>> begin

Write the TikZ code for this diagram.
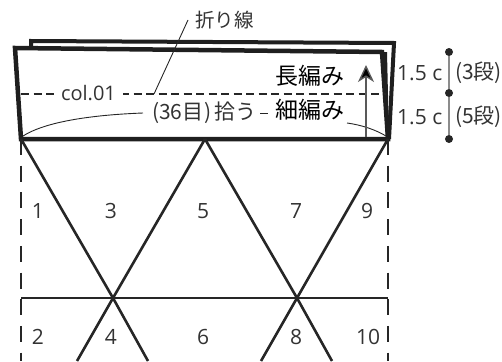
\documentclass[tikz,border=0pt]{standalone}
\usepackage{fontspec}
\setmainfont{Open Sans}
\newfontfamily\cjk{Noto Sans CJK JP}
\usetikzlibrary{positioning}
\usetikzlibrary{arrows.meta}
\definecolor{inkgray}{rgb}{0.2, 0.2, 0.2}
\definecolor{ruler}{rgb}{0.55, 0.55, 0.55}
\tikzset{
    txt/.style={inner sep=0pt, text=inkgray, font=\fontsize{21}{21}\selectfont},
    captxt/.style={inner sep=0pt, text=inkgray, font=\fontsize{21}{21}\selectfont\cjk},
    bigtxt/.style={inner sep=0pt, text=black, font=\fontsize{23}{23}\selectfont\cjk},
    edge/.style={line width=4.5pt, draw=black!88, line join=miter},
    seam/.style={line width=2.6pt, draw=black!85},
    fold/.style={line width=2.6pt, draw=black!85, dash pattern=on 8pt off 4.5pt},
    cut/.style={line width=2.6pt, draw=black!85, dash pattern=on 16pt off 10.7pt},
    thin/.style={line width=0.9pt, draw=black!85},
    dot/.style={circle, fill=black!85, inner sep=0pt, minimum size=8pt},
}

\begin{document}
\begin{tikzpicture}[x=1pt, y=-1pt]
    \useasboundingbox (0,0) rectangle (502,361);

    \coordinate (bl) at (21,139);
    \coordinate (bm) at (205,139);
    \coordinate (br) at (388,139);
    \coordinate (ml) at (21,298);
    \coordinate (xa) at (113,298);
    \coordinate (xb) at (297,298);
    \coordinate (mr) at (388,298);
    \coordinate (dl) at (21,361);
    \coordinate (dr) at (388,361);

    % cuff, back layer then front layer
    \draw[line width=4pt, draw=black!88] (31,47) -- (31,41) -- (394,43) -- (389,139);
    \draw[edge] (15,48) -- (382,52) -- (388,139) -- (21,139) -- cycle;
    \fill[black!88] (382,52) -- (387,52) -- (389,139) -- (386,139) -- cycle;

    % fold line
    \coordinate (fl) at (21,94);
    \coordinate (fr) at (386,94);
    \coordinate (ft) at (154,94);
    \draw[fold] (fl) -- (fr);
    \node[txt, fill=white, inner xsep=7pt, inner ysep=1pt, font=\fontsize{20}{20}\selectfont] (col) at (88.5,93) {col.01};

    % grid of the body
    \draw[cut] (bl) -- (dl);
    \draw[cut] (br) -- (dr);
    \draw[seam] (ml) -- (mr);
    \draw[seam] (bl) -- (xa) -- (148,361);
    \draw[seam] (bm) -- (xa) -- (77,361);
    \draw[seam] (bm) -- (xb) -- (332,361);
    \draw[seam] (br) -- (xb) -- (261,361);

    \node[txt] (n1) at (38,211) {1};
    \node[txt] (n3) at (111,211) {3};
    \node[txt] (n5) at (203,211) {5};
    \node[txt] (n7) at (296,211) {7};
    \node[txt] (n9) at (367,211) {9};
    \node[txt] (n2) at (38,337) {2};
    \node[txt] (n4) at (111,337) {4};
    \node[txt] (n6) at (203,337) {6};
    \node[txt] (n8) at (296,337) {8};
    \node[txt] (n10) at (368,337) {10};

    % labels on the cuff
    \node[captxt, anchor=west, font=\fontsize{19.5}{20}\selectfont\cjk] (orisen) at (195,20) {折り線};
    \draw[thin] (188,20) -- (ft);

    \node[captxt, anchor=west] (hiro) at (152,113) {(36目\kern1pt)\kern3pt 拾う};
    \draw[thin] (143,113) .. controls (90,115) and (45,122) .. (23,136);
    \draw[thin] (347,123) .. controls (362,125) and (376,130) .. (386,136);
    \draw[thin] (260,113) -- (268,113);

    \node[bigtxt, anchor=west] (naga) at (275,76) {長編み};
    \node[bigtxt, anchor=west] (hoso) at (275,110) {細編み};
    \coordinate (ab) at (366,137);
    \coordinate (at) at (366,65);
    \draw[-{Stealth[length=17pt, width=16pt, inset=5pt, fill=black]}, line width=1.4pt, draw=black!65] (ab) -- (at);

    % ruler on the right
    \node[dot] (ra) at (449,52) {};
    \node[dot] (rb) at (449,93) {};
    \node[dot] (rc) at (449,139) {};
    \draw[line width=1.8pt, draw=ruler] (ra) -- (rb);
    \draw[line width=1.8pt, draw=ruler] (rb) -- (rc);

    \node[txt, anchor=west] (ca) at (397,73) {1.5 c};
    \node[txt, anchor=west] (cb) at (397,117) {1.5 c};
    \node[captxt, anchor=west] (da) at (455,73) {(3段)};
    \node[captxt, anchor=west] (db) at (455,117) {(5段)};
\end{tikzpicture}
\end{document}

>> end

Copy all the lines of data exactly as they appear, dropping any images.

Write the TikZ code for this diagram.
\documentclass[tikz,border=0pt]{standalone}
\usepackage{fontspec}
\setmainfont{Open Sans}
\newfontfamily\cjk{Noto Sans CJK JP}
\usetikzlibrary{positioning}
\usetikzlibrary{arrows.meta}
\definecolor{inkgray}{rgb}{0.2, 0.2, 0.2}
\definecolor{ruler}{rgb}{0.55, 0.55, 0.55}
\tikzset{
    txt/.style={inner sep=0pt, text=inkgray, font=\fontsize{21}{21}\selectfont},
    captxt/.style={inner sep=0pt, text=inkgray, font=\fontsize{21}{21}\selectfont\cjk},
    bigtxt/.style={inner sep=0pt, text=black, font=\fontsize{23}{23}\selectfont\cjk},
    edge/.style={line width=4.5pt, draw=black!88, line join=miter},
    seam/.style={line width=2.6pt, draw=black!85},
    fold/.style={line width=2.6pt, draw=black!85, dash pattern=on 8pt off 4.5pt},
    cut/.style={line width=2.6pt, draw=black!85, dash pattern=on 16pt off 10.7pt},
    thin/.style={line width=0.9pt, draw=black!85},
    dot/.style={circle, fill=black!85, inner sep=0pt, minimum size=8pt},
}

\begin{document}
\begin{tikzpicture}[x=1pt, y=-1pt]
    \useasboundingbox (0,0) rectangle (502,361);

    \coordinate (bl) at (21,139);
    \coordinate (bm) at (205,139);
    \coordinate (br) at (388,139);
    \coordinate (ml) at (21,298);
    \coordinate (xa) at (113,298);
    \coordinate (xb) at (297,298);
    \coordinate (mr) at (388,298);
    \coordinate (dl) at (21,361);
    \coordinate (dr) at (388,361);

    % cuff, back layer then front layer
    \draw[line width=4pt, draw=black!88] (31,47) -- (31,41) -- (394,43) -- (389,139);
    \draw[edge] (15,48) -- (382,52) -- (388,139) -- (21,139) -- cycle;
    \fill[black!88] (382,52) -- (387,52) -- (389,139) -- (386,139) -- cycle;

    % fold line
    \coordinate (fl) at (21,94);
    \coordinate (fr) at (386,94);
    \coordinate (ft) at (154,94);
    \draw[fold] (fl) -- (fr);
    \node[txt, fill=white, inner xsep=7pt, inner ysep=1pt, font=\fontsize{20}{20}\selectfont] (col) at (88.5,93) {col.01};

    % grid of the body
    \draw[cut] (bl) -- (dl);
    \draw[cut] (br) -- (dr);
    \draw[seam] (ml) -- (mr);
    \draw[seam] (bl) -- (xa) -- (148,361);
    \draw[seam] (bm) -- (xa) -- (77,361);
    \draw[seam] (bm) -- (xb) -- (332,361);
    \draw[seam] (br) -- (xb) -- (261,361);

    \node[txt] (n1) at (38,211) {1};
    \node[txt] (n3) at (111,211) {3};
    \node[txt] (n5) at (203,211) {5};
    \node[txt] (n7) at (296,211) {7};
    \node[txt] (n9) at (367,211) {9};
    \node[txt] (n2) at (38,337) {2};
    \node[txt] (n4) at (111,337) {4};
    \node[txt] (n6) at (203,337) {6};
    \node[txt] (n8) at (296,337) {8};
    \node[txt] (n10) at (368,337) {10};

    % labels on the cuff
    \node[captxt, anchor=west, font=\fontsize{19.5}{20}\selectfont\cjk] (orisen) at (195,20) {折り線};
    \draw[thin] (188,20) -- (ft);

    \node[captxt, anchor=west] (hiro) at (152,113) {(36目\kern1pt)\kern3pt 拾う};
    \draw[thin] (143,113) .. controls (90,115) and (45,122) .. (23,136);
    \draw[thin] (347,123) .. controls (362,125) and (376,130) .. (386,136);
    \draw[thin] (260,113) -- (268,113);

    \node[bigtxt, anchor=west] (naga) at (275,76) {長編み};
    \node[bigtxt, anchor=west] (hoso) at (275,110) {細編み};
    \coordinate (ab) at (366,137);
    \coordinate (at) at (366,65);
    \draw[-{Stealth[length=17pt, width=16pt, inset=5pt, fill=black]}, line width=1.4pt, draw=black!65] (ab) -- (at);

    % ruler on the right
    \node[dot] (ra) at (449,52) {};
    \node[dot] (rb) at (449,93) {};
    \node[dot] (rc) at (449,139) {};
    \draw[line width=1.8pt, draw=ruler] (ra) -- (rb);
    \draw[line width=1.8pt, draw=ruler] (rb) -- (rc);

    \node[txt, anchor=west] (ca) at (397,73) {1.5 c};
    \node[txt, anchor=west] (cb) at (397,117) {1.5 c};
    \node[captxt, anchor=west] (da) at (455,73) {(3段)};
    \node[captxt, anchor=west] (db) at (455,117) {(5段)};
\end{tikzpicture}
\end{document}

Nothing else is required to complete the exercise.